[Source code of charts]
------------------------------------

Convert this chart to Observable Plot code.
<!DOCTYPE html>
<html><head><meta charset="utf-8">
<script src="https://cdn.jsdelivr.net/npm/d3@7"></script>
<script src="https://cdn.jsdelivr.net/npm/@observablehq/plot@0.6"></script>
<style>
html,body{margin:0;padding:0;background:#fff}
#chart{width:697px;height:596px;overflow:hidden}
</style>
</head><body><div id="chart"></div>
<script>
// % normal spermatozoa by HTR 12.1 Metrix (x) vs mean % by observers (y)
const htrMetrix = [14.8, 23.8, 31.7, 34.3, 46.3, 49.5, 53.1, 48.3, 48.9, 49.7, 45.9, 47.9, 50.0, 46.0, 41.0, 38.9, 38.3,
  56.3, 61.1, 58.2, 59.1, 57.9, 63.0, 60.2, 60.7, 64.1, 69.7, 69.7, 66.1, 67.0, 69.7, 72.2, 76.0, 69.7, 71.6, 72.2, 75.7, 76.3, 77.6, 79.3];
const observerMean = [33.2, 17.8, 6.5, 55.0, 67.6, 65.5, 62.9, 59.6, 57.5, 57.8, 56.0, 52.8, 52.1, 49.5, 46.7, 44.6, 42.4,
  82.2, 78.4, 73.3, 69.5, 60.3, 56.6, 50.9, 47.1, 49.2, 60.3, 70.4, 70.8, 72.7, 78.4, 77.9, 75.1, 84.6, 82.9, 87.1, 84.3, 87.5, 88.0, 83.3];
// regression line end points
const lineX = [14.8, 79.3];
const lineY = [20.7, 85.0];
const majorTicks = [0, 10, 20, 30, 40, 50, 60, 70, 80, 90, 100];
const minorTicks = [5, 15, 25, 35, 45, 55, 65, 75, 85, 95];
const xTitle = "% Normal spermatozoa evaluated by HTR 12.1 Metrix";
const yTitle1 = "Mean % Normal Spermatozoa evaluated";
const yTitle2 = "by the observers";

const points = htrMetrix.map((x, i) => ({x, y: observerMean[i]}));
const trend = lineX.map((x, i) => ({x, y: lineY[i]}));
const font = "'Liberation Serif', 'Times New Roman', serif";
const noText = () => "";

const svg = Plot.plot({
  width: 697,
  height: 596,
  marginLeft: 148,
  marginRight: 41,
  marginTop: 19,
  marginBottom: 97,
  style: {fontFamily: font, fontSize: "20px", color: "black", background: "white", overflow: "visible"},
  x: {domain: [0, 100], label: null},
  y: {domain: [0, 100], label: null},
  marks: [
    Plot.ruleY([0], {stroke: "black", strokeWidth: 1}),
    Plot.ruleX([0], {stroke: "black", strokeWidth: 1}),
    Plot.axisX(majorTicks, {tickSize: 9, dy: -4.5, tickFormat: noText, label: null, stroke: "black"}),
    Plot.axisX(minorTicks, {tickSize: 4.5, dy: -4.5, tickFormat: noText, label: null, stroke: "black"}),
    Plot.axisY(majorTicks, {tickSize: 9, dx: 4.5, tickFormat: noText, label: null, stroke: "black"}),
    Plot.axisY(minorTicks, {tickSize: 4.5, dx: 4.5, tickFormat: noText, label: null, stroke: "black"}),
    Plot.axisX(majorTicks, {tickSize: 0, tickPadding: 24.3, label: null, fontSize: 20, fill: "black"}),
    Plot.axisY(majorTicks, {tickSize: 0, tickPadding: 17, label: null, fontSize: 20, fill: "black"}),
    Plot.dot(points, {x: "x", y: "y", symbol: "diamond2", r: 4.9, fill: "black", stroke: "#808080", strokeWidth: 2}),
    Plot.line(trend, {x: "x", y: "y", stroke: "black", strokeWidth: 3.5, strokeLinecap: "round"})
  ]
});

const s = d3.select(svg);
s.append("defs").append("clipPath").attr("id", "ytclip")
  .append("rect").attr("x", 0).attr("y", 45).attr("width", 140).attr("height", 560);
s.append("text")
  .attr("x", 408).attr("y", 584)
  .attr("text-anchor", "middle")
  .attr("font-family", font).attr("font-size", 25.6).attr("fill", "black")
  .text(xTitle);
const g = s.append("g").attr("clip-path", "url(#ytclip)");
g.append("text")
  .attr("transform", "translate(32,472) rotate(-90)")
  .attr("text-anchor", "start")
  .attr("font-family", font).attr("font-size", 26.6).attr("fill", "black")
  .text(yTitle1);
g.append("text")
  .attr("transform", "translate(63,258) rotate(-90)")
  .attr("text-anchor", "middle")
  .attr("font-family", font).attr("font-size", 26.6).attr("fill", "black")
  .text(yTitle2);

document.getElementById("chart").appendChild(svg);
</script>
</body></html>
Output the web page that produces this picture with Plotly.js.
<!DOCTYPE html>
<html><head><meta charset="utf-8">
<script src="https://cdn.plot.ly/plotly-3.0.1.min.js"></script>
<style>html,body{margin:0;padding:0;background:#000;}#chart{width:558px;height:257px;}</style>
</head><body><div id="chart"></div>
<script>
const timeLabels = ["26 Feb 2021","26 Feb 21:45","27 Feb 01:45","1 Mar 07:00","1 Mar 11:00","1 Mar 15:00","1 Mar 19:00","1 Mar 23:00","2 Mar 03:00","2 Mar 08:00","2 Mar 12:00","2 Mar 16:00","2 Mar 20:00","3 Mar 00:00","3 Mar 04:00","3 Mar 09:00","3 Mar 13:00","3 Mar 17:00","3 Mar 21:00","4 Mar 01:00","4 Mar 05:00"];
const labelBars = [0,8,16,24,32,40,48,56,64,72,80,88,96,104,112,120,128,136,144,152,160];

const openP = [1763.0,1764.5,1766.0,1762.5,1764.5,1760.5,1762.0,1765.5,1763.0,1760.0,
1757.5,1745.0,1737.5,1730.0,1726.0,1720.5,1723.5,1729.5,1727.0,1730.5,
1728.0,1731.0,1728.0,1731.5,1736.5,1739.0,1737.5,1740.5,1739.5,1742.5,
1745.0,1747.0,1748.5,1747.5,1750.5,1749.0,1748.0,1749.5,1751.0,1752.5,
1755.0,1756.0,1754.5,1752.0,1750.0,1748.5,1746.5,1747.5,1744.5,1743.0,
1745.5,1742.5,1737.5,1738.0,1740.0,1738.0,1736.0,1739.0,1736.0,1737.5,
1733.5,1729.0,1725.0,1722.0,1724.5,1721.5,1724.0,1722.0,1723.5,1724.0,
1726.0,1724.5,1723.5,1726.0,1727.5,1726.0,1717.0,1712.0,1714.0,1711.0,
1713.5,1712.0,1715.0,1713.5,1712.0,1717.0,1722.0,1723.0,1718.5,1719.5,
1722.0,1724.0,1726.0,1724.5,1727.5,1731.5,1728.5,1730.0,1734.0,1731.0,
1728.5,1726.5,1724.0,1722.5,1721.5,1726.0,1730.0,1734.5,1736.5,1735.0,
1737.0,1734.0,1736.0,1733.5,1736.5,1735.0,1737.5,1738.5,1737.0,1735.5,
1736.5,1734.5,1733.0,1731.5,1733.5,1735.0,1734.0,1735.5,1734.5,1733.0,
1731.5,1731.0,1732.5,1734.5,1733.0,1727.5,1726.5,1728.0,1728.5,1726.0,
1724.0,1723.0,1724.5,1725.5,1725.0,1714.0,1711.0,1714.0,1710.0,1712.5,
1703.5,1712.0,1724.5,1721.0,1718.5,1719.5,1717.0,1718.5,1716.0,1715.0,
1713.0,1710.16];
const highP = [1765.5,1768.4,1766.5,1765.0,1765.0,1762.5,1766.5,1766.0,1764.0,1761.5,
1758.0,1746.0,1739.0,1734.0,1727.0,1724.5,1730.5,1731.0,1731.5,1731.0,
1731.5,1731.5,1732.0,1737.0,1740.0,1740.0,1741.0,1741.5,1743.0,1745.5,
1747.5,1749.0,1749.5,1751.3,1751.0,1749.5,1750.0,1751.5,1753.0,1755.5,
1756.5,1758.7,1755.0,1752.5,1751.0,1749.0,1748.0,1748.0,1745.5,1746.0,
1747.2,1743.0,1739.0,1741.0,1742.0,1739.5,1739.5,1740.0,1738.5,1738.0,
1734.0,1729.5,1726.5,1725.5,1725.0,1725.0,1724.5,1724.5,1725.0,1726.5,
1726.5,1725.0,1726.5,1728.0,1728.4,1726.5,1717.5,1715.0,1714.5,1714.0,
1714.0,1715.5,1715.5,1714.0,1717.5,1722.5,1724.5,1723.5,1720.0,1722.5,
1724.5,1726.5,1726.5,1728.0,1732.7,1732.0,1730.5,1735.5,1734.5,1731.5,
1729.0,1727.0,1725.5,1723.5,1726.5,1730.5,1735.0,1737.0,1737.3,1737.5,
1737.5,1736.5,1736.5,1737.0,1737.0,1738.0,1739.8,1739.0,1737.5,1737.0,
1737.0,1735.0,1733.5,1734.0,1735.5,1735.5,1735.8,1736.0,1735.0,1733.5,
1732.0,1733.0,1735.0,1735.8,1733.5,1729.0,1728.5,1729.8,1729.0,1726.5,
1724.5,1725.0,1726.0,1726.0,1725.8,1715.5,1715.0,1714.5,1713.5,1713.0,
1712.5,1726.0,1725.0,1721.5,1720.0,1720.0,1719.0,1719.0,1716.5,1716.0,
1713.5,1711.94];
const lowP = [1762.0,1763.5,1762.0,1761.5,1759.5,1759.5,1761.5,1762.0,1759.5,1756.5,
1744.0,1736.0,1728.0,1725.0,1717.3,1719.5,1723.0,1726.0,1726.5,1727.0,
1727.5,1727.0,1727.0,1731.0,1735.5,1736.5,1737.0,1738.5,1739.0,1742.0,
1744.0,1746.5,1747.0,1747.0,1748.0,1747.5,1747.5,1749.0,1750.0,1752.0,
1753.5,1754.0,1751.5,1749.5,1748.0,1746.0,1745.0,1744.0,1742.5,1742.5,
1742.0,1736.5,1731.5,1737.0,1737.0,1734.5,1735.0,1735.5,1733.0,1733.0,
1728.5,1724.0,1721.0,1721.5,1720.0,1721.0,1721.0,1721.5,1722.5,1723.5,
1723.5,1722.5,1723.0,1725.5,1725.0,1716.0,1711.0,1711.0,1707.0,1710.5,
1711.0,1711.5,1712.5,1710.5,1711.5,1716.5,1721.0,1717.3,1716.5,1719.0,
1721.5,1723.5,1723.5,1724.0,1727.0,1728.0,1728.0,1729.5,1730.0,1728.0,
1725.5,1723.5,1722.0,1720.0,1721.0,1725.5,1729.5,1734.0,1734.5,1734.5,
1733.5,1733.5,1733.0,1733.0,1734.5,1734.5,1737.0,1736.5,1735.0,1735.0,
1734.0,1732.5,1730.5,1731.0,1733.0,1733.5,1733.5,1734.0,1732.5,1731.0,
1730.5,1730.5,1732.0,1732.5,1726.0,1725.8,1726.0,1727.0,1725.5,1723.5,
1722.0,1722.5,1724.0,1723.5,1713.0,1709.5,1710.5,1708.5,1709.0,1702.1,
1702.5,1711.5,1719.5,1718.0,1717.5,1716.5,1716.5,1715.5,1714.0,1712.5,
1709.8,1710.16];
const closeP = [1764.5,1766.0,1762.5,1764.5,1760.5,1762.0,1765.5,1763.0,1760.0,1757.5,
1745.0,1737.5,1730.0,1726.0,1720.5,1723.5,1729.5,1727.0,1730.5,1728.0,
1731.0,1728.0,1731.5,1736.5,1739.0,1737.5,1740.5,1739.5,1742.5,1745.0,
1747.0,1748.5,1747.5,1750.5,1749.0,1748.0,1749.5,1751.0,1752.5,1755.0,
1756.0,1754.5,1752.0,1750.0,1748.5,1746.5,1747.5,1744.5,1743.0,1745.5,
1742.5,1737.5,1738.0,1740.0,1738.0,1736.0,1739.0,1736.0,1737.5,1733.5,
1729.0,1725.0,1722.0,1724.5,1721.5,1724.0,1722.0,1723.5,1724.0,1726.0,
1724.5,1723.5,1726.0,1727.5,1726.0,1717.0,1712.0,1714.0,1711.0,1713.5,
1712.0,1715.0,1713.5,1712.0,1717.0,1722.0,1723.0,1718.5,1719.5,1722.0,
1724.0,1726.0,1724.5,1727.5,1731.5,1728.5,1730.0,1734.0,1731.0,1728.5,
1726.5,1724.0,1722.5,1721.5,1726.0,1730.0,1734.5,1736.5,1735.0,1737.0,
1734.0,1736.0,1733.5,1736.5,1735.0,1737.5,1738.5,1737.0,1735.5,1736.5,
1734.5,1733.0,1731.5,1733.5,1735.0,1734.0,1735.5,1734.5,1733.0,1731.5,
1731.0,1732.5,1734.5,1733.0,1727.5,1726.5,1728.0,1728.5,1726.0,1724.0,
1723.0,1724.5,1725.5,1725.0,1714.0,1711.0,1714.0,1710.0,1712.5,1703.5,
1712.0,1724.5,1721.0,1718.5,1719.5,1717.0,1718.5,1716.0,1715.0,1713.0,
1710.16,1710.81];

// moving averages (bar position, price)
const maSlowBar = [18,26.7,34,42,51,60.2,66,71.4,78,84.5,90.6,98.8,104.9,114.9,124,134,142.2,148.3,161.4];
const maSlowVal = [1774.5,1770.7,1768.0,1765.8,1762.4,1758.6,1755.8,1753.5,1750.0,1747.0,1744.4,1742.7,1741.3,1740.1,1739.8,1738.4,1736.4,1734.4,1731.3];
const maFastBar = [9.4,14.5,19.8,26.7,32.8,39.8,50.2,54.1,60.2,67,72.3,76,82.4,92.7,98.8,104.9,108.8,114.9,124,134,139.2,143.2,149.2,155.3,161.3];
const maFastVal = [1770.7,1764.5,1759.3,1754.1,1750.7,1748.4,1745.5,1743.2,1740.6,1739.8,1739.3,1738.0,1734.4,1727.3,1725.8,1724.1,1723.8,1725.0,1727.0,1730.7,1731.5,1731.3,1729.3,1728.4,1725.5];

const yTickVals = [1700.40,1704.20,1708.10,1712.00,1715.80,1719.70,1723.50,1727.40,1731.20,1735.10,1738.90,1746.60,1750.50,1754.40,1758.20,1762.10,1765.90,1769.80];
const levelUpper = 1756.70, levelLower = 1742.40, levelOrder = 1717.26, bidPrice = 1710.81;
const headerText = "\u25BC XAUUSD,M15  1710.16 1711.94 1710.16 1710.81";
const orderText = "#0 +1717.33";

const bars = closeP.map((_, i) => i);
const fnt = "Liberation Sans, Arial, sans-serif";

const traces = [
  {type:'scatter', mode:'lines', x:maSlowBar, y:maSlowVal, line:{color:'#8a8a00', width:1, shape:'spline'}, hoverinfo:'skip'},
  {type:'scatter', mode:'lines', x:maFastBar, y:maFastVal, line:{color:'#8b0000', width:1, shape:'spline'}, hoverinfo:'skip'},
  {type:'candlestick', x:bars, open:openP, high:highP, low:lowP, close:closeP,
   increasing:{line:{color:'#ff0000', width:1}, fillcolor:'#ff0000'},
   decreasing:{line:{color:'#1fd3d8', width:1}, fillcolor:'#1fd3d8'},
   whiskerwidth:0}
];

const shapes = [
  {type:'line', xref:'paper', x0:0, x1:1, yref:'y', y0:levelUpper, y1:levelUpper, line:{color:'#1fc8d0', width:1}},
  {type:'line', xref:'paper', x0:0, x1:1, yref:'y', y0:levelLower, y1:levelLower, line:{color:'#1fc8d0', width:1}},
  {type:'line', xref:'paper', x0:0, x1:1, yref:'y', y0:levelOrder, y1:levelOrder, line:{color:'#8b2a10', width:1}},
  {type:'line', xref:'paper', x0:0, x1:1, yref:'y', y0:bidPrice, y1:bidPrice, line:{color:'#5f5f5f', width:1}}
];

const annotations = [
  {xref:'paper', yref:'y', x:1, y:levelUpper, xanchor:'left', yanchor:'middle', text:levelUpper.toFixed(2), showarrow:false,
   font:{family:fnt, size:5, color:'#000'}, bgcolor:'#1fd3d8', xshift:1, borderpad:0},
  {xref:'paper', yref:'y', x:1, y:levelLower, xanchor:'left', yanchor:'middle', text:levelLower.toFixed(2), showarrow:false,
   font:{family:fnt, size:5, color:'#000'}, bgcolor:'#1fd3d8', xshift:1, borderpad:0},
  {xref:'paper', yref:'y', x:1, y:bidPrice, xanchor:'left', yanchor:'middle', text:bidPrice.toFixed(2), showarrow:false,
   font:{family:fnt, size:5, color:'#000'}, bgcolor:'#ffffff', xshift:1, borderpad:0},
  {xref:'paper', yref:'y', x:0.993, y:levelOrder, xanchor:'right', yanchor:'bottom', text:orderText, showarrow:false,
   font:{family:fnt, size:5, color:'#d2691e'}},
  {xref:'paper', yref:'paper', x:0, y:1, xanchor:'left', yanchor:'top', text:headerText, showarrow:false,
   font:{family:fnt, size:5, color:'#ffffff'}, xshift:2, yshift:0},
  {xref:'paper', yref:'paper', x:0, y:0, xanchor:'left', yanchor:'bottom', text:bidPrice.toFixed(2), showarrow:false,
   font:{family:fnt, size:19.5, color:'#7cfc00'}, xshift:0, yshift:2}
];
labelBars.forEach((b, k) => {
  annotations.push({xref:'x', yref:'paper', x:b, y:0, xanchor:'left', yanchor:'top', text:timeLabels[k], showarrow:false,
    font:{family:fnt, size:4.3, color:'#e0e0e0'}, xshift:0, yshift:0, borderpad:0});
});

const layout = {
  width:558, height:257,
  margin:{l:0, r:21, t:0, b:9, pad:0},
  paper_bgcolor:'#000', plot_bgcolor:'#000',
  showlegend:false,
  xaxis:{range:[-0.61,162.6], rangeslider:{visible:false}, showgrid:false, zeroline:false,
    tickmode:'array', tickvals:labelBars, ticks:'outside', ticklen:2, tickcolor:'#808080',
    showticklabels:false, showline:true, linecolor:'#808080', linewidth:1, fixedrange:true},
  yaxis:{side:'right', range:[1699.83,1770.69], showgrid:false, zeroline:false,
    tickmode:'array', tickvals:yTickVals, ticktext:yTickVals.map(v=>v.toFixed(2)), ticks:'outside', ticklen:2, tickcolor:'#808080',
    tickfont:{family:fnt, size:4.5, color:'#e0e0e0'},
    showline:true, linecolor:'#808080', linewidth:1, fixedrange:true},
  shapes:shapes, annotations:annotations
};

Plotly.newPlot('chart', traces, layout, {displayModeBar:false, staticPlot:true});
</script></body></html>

------------------------------------

* _Challenge_: Go through the records and show every line with the string "this" in it.

* _Exercise output_:
Convert this chart to Observable Plot code.
Output the web page that produces this picture with Plotly.js.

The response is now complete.